Dig: "Generating record sales and earnings in an improving, but still tentative, economic environment."
Through our team’s intense focus on full-price selling, disciplined inventory management and rigorous expense control, we achieved a record operating margin of 9.7%, far surpassing our previous high of 8.5% in fiscal 2000. SG&A (selling, general and administrative) expenses as a percentage of sales declined more than 120 basis points to 24.7%, our best performance in six years. Importantly, we also generated a return on equity of 16.3%, compared to 11.3% in fiscal 2003.
Dig: "Intense focus on full-price selling."
Many factors contribute to our optimism, including the continued growth of the affluent consumer demographic and the increasing economic power this segment represents. We believe no one understands luxury customers better than The Neiman Marcus Group and we will continue to differentiate ourselves in the market by developing new ways to engage, inspire and delight them. In our view, the best is yet to come.
Dig: "The continued growth of the affluent consumer demographic and the increasing economic power this segment represents."
There you have it.
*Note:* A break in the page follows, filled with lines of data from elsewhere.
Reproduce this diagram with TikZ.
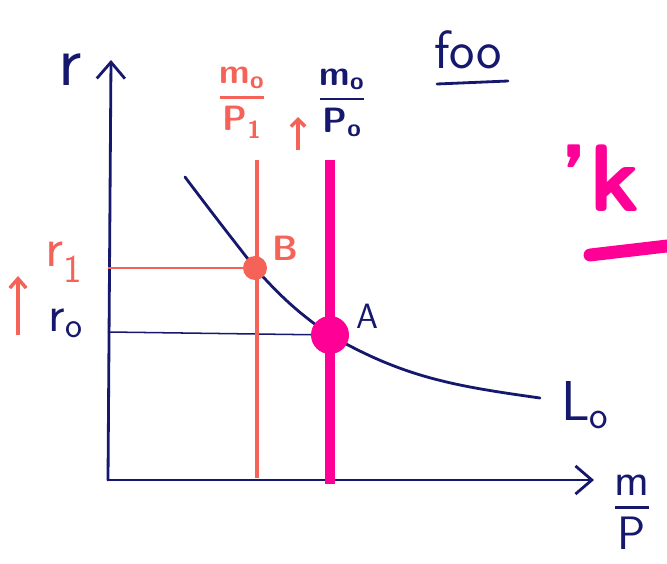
\documentclass[tikz,border=0pt]{standalone}
\usepackage{amsmath}
\usepackage{tikz}
\usetikzlibrary{arrows.meta}
\definecolor{navy}{RGB}{22,24,110}
\definecolor{salmon}{RGB}{244,98,88}
\definecolor{hotpink}{RGB}{255,0,150}
\tikzset{
  ink/.style={line width=2.4pt, line cap=round, line join=round},
  barb/.style={-{Straight Barb[length=14pt,width=24pt,line width=2.4pt]}},
  lbl/.style={inner sep=0pt, font=\sffamily\fontsize{#1}{#1}\selectfont},
  lbl/.default=40,
  blbl/.style={inner sep=0pt, font=\sffamily\bfseries\fontsize{#1}{#1}\selectfont},
}
\newcommand{\mfrac}[2]{$\genfrac{}{}{2.2pt}{0}{\text{#1}}{\text{#2}}$}
\begin{document}
\begin{tikzpicture}[x=0.03cm,y=-0.03cm]
 \useasboundingbox (0,0) rectangle (667,564);
 \coordinate (O) at (108,480);
 \coordinate (Ytop) at (111,60);
 \coordinate (Xend) at (594,480);
 \coordinate (Ls) at (185,177);
 \coordinate (B) at (255,268);
 \coordinate (A) at (330,335);
 \coordinate (Le) at (540,398);
 \coordinate (Rtop) at (257,160);
 \coordinate (Rbot) at (257,478);
 \coordinate (Ptop) at (330,160);
 \coordinate (Pbot) at (330,484);
 \coordinate (By) at (108,268);
 \coordinate (Ay) at (108,332);
 % axes
 \draw[ink,navy,barb] (O)--(Ytop);
 \draw[ink,navy,barb] (O)--(Xend);
 % guides to the axis
 \draw[salmon,line width=1pt] (By)--(B);
 \draw[navy,line width=1.3pt] (Ay)--(A);
 % money supply lines
 \draw[salmon,line width=3.4pt] (Rtop)--(Rbot);
 \draw[hotpink,line width=8.5pt] (Ptop)--(Pbot);
 % money demand
 \draw[ink,navy] (Ls) to[out=-53,in=128] (B) to[out=-48,in=145] (A)
   to[out=-30,in=172] (Le);
 \fill[salmon] (B) circle[radius=12];
 \fill[hotpink] (A) circle[radius=19];
 % labels
 \node[lbl=62,navy] (rlab) at (70,70) {r};
 \node[lbl=48,navy] (Llab) at (585,405) {L\textsubscript{o}};
 \node[lbl=40,navy] (mPlab) at (632,512) {\mfrac{m}{P}};
 \node[lbl=48,salmon] (r1lab) at (64,262) {r\textsubscript{1}};
 \node[lbl=44,navy] (r0lab) at (66,323) {r\textsubscript{o}};
 \node[blbl=30,salmon] (mP1lab) at (242,103) {\mfrac{m\textsubscript{o}}{P\textsubscript{1}}};
 \node[blbl=30,navy] (mP0lab) at (342,103) {\mfrac{m\textsubscript{o}}{P\textsubscript{o}}};
 \node[blbl=30,salmon] (Blab) at (285,248) {B};
 \node[lbl=30,navy] (Alab) at (367,316) {A};
 \node[lbl=46,navy] (foo) at (468,50) {foo};
 \node[blbl=82,hotpink] (klab) at (600,178) {'k};
 % arrows for the shifts
 \coordinate (r1a) at (18,335);
 \coordinate (r1b) at (18,276);
 \draw[salmon,line width=3pt,-{Straight Barb[length=8pt,width=14pt,line width=3pt]}] (r1a)--(r1b);
 \coordinate (pa) at (298,150);
 \coordinate (pb) at (298,117);
 \draw[salmon,line width=3pt,-{Straight Barb[length=6pt,width=12pt,line width=3pt]}] (pa)--(pb);
 % underlines
 \coordinate (u1) at (437,84);
 \coordinate (u2) at (508,81);
 \draw[ink,navy] (u1)--(u2);
 \coordinate (k1) at (590,255);
 \coordinate (k2) at (667,246);
 \draw[hotpink,line width=11pt,line cap=round] (k1)--(k2);
\end{tikzpicture}
\end{document}
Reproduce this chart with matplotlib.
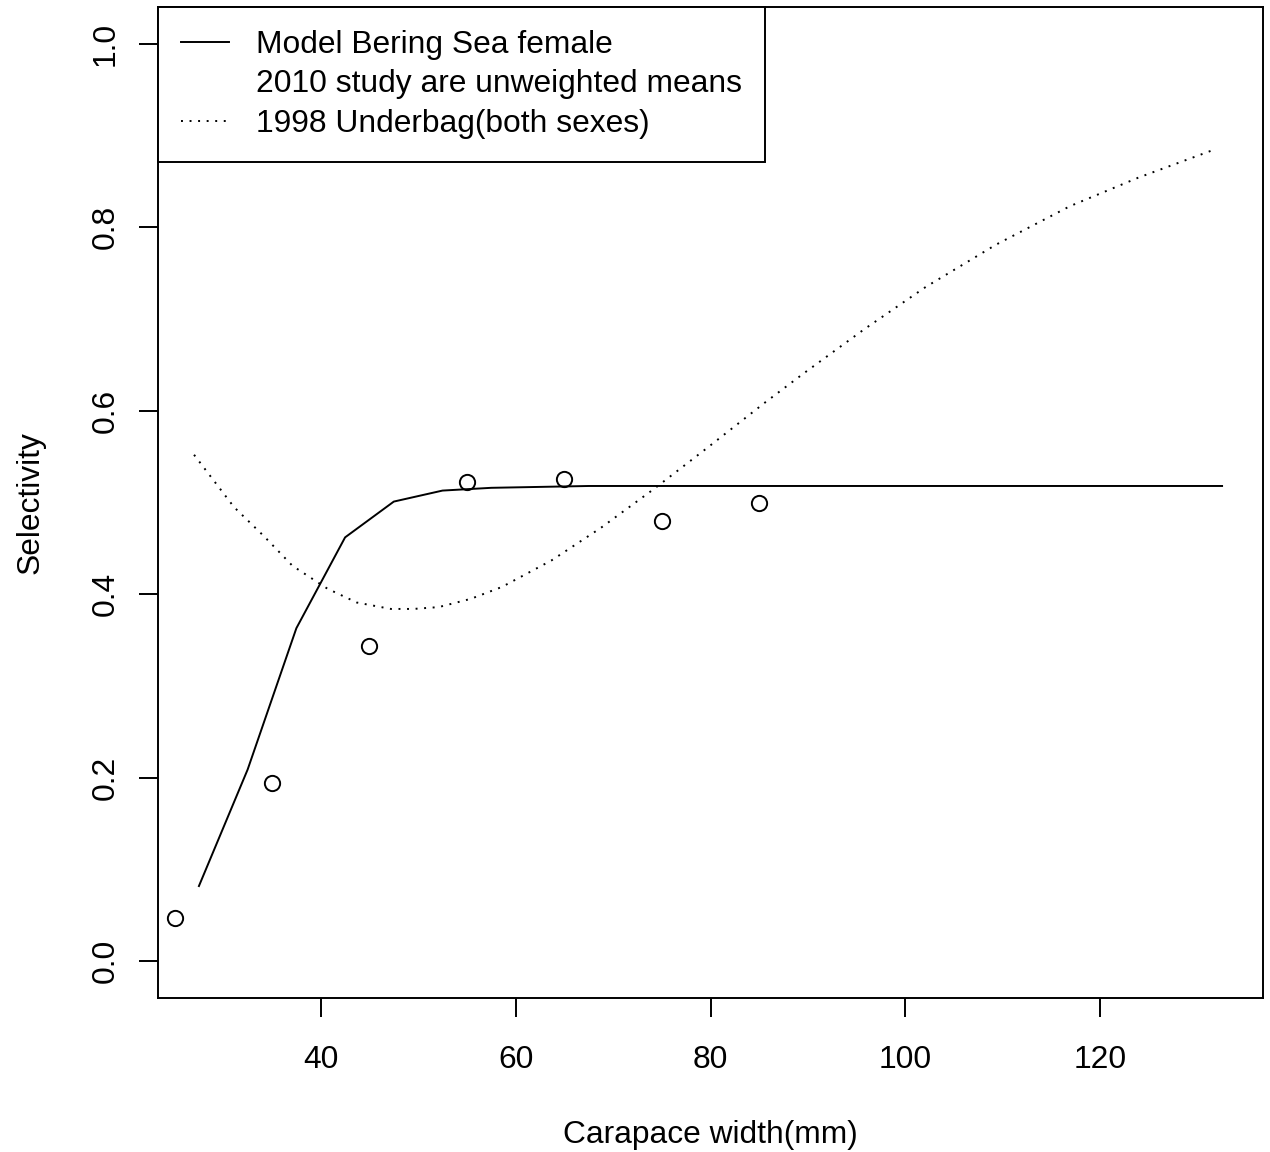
import matplotlib
matplotlib.use('Agg')
import matplotlib.pyplot as plt
from matplotlib.lines import Line2D

plt.rcParams['font.family'] = ['Liberation Sans', 'DejaVu Sans']

# Model selectivity, Bering Sea female
model_cw = [27.5, 32.5, 37.5, 42.5, 47.5, 52.5, 57.5, 62.5, 67.5, 72.5, 77.5, 82.5,
            87.5, 92.5, 97.5, 102.5, 107.5, 112.5, 117.5, 122.5, 127.5, 132.5]
model_sel = [0.082, 0.209, 0.363, 0.462, 0.501, 0.513, 0.516, 0.517, 0.518, 0.518, 0.518, 0.518,
             0.518, 0.518, 0.518, 0.518, 0.518, 0.518, 0.518, 0.518, 0.518, 0.518]

# 2010 study, unweighted means
study_cw = [25, 35, 45, 55, 65, 75, 85]
study_sel = [0.047, 0.194, 0.344, 0.522, 0.526, 0.480, 0.500]

# 1998 underbag curve (both sexes)
under_cw = [27.0, 31.1, 34.2, 37.1, 40.7, 43.7, 47.2, 49.5, 52.1, 55.4, 58.6, 63.7,
            68.7, 74.1, 79.6, 85.6, 89.6, 95.8, 102.1, 109.3, 116.9, 123.9, 131.8]
under_sel = [0.552, 0.495, 0.463, 0.431, 0.406, 0.391, 0.384, 0.384, 0.386, 0.395, 0.408, 0.437,
             0.472, 0.514, 0.559, 0.609, 0.641, 0.689, 0.735, 0.781, 0.823, 0.854, 0.885]

fs = 22.9
lw = 1.4

fig = plt.figure(figsize=(12.7, 11.52), dpi=100)
ax = fig.add_axes([158/1270, 1 - 998/1152, 1105/1270, 991/1152])

ax.plot(model_cw, model_sel, color='black', lw=lw)
ax.plot(study_cw, study_sel, linestyle='none', marker='o', markersize=11,
        markerfacecolor='none', markeredgecolor='black', markeredgewidth=lw)
ax.plot(under_cw, under_sel, color='black', lw=lw, dashes=(1, 3.4))

ax.set_xlim(23.3, 136.7)
ax.set_ylim(-0.04, 1.04)
ax.set_xticks([40, 60, 80, 100, 120])
ax.set_yticks([0.0, 0.2, 0.4, 0.6, 0.8, 1.0])
ax.set_yticklabels(['0.0', '0.2', '0.4', '0.6', '0.8', '1.0'])

for s in ax.spines.values():
    s.set_linewidth(lw)
ax.tick_params(axis='both', length=13.7, width=lw, labelsize=fs)
ax.tick_params(axis='x', pad=20)
ax.tick_params(axis='y', pad=13, labelrotation=90)
for t in ax.get_yticklabels():
    t.set_va('center')

ax.set_xlabel('Carapace width(mm)', fontsize=fs)
ax.set_ylabel('Selectivity', fontsize=fs)
ax.xaxis.set_label_coords(0.5, -0.123)
ax.yaxis.set_label_coords(-0.102, 0.5)

handles = [Line2D([], [], color='black', lw=lw),
           Line2D([], [], linestyle='none'),
           Line2D([], [], color='black', lw=lw, dashes=(1, 3.4))]
labels = ['Model Bering Sea female', '2010 study are unweighted means', '1998 Underbag(both sexes)']
leg = ax.legend(handles, labels, loc='upper left', borderaxespad=0, fontsize=fs,
                fancybox=False, edgecolor='black', framealpha=1, borderpad=0.72,
                handlelength=1.5, handletextpad=0.85, labelspacing=0.3)
leg.get_frame().set_linewidth(lw)

fig.savefig('out.png', dpi=100)
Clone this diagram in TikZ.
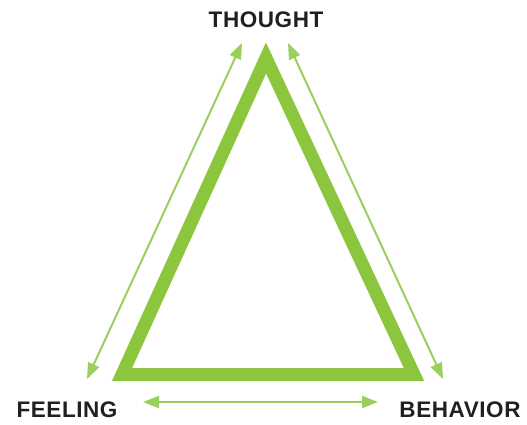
\documentclass[tikz,border=0pt]{standalone}
\usepackage{fontspec}
\setmainfont{Liberation Sans}
\usepackage{xcolor}
\usetikzlibrary{arrows.meta,positioning,calc}

\definecolor{leaf}{HTML}{8CC63F}
\definecolor{lightleaf}{HTML}{9ACF5C}
\definecolor{ink}{HTML}{231F20}

\begin{document}
\begin{tikzpicture}[
  x=1pt, y=-1pt,
  >={Triangle[length=16pt,width=12pt]},
  label/.style={inner sep=0pt, text=ink, font=\addfontfeatures{LetterSpace=2.5}\fontsize{22.5}{23}\selectfont\bfseries},
  edge/.style={draw=leaf, line width=13pt, miter limit=10},
  arrow/.style={<->, draw=lightleaf, line width=2pt}
]
\useasboundingbox (0,0) rectangle (527,424);

% LABELS
\node[label] (thought)  at (266,20)  {THOUGHT};
\node[label] (feeling)  at (67,410)  {FEELING};
\node[label] (behavior) at (460,410) {BEHAVIOR};

% TRIANGLE
\coordinate (top)   at (266,58);
\coordinate (left)  at (122,374.5);
\coordinate (right) at (414,374.5);
\draw[edge] (top) -- (left) -- (right) -- cycle;

% ARROW ENDS
\coordinate (tl) at (242,43);
\coordinate (bl) at (87,379);
\coordinate (tr) at (288,43);
\coordinate (br) at (443,379);
\coordinate (hl) at (143,402);
\coordinate (hr) at (378,402);

\draw[arrow] (bl) -- (tl);
\draw[arrow] (tr) -- (br);
\draw[arrow] (hl) -- (hr);
\end{tikzpicture}
\end{document}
The bifurcation of retail success matches our societal makeup. If you are selling to people with money to spend, things are pretty rosy. If you're going after middle-class consumers, you're pretty nervous.
I haven't shopped at Neiman Marcus since I lived in Dallas in 1987 — and even then I wasn't their target customer. But I'm guessing that shopping there this weekend would be a very different experience from what happened yesterday at Penny's.
Extreme Lifestyles (Back to the Land Edition)
December 4, 2004 | People & Society
Thursday at dinner a friend told me about a person he knows who was once an electrical engineer working at one of the government research labs. At some point in the 1980s, this person realized that the US government was supplying the military technology that he was developing to both sides of the Iran/Iraq war. This profiteering from both sides of a war was unconscionable — it was pretty far from "defense" — and he quit his job to live in the country. Today, he lives on $5,000 per year. He has a very large vegetable garden, a root cellar, an old car, and a small shack of a house, with lots of library books to read. This highly-educated engineer, happier than he's ever been in his life, is not choosing whether to shop at JC Penny's or Neiman Marcus — he's choosing not to shop at all.
Not necessarily a trend, but something to consider. Along the lines of "The best things in life aren't things;" or "More fun, less stuff." Slogans that have a ring of truth, even if we can't personally "afford" take such an extreme position.